Recorded information:
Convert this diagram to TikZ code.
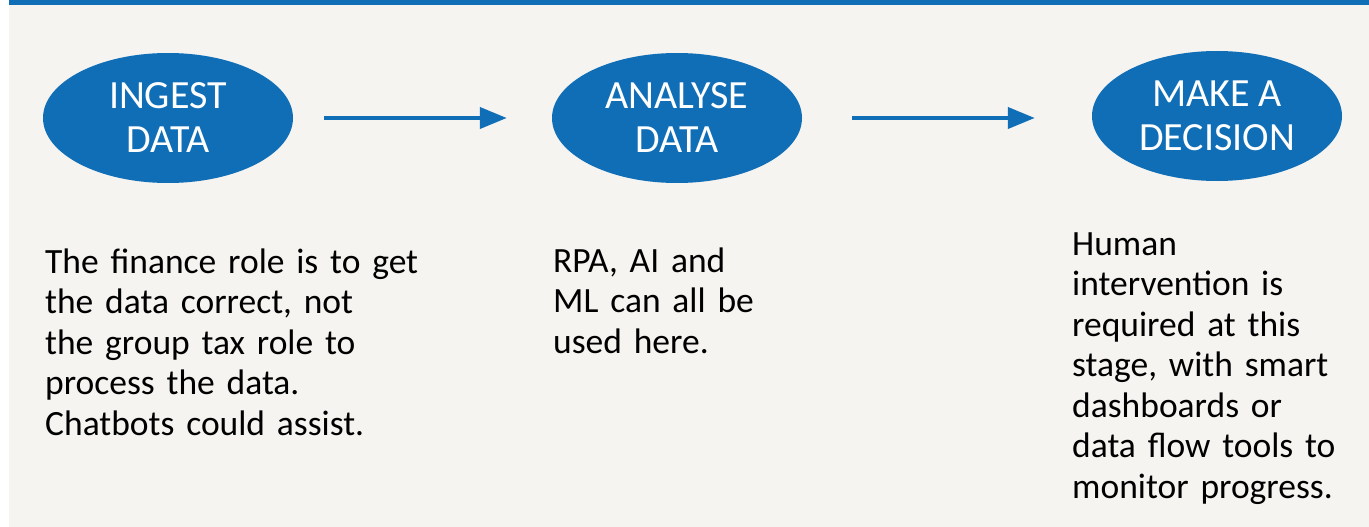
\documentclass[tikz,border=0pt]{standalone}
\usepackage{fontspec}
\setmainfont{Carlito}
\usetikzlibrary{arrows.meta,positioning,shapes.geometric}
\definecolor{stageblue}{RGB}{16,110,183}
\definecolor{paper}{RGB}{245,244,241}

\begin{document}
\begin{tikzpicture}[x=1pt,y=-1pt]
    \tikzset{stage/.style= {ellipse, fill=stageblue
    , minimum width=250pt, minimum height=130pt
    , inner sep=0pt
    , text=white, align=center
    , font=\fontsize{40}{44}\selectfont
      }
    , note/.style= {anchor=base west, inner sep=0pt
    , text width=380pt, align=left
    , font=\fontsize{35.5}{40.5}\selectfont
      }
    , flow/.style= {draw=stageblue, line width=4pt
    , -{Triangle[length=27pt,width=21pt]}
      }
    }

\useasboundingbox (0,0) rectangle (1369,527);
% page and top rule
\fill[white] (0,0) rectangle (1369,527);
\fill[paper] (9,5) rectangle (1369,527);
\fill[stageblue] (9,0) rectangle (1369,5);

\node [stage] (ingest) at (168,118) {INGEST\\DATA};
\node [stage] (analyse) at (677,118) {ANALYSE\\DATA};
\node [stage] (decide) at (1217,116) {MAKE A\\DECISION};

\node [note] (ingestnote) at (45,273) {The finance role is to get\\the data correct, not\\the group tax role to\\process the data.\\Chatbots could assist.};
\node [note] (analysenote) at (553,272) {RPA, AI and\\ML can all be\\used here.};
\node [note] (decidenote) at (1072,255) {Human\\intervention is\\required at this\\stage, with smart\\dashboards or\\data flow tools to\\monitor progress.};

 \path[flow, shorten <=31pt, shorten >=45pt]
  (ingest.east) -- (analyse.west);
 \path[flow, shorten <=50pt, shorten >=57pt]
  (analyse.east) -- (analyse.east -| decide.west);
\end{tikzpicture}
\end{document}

Aim:
With the pictures left out, restate word for word every line of the data above, from the first down to the line that contains "(9,0) rectangle (1369,5);".

Correct answer:
Convert this diagram to TikZ code.
\documentclass[tikz,border=0pt]{standalone}
\usepackage{fontspec}
\setmainfont{Carlito}
\usetikzlibrary{arrows.meta,positioning,shapes.geometric}
\definecolor{stageblue}{RGB}{16,110,183}
\definecolor{paper}{RGB}{245,244,241}

\begin{document}
\begin{tikzpicture}[x=1pt,y=-1pt]
    \tikzset{stage/.style= {ellipse, fill=stageblue
    , minimum width=250pt, minimum height=130pt
    , inner sep=0pt
    , text=white, align=center
    , font=\fontsize{40}{44}\selectfont
      }
    , note/.style= {anchor=base west, inner sep=0pt
    , text width=380pt, align=left
    , font=\fontsize{35.5}{40.5}\selectfont
      }
    , flow/.style= {draw=stageblue, line width=4pt
    , -{Triangle[length=27pt,width=21pt]}
      }
    }

\useasboundingbox (0,0) rectangle (1369,527);
% page and top rule
\fill[white] (0,0) rectangle (1369,527);
\fill[paper] (9,5) rectangle (1369,527);
\fill[stageblue] (9,0) rectangle (1369,5);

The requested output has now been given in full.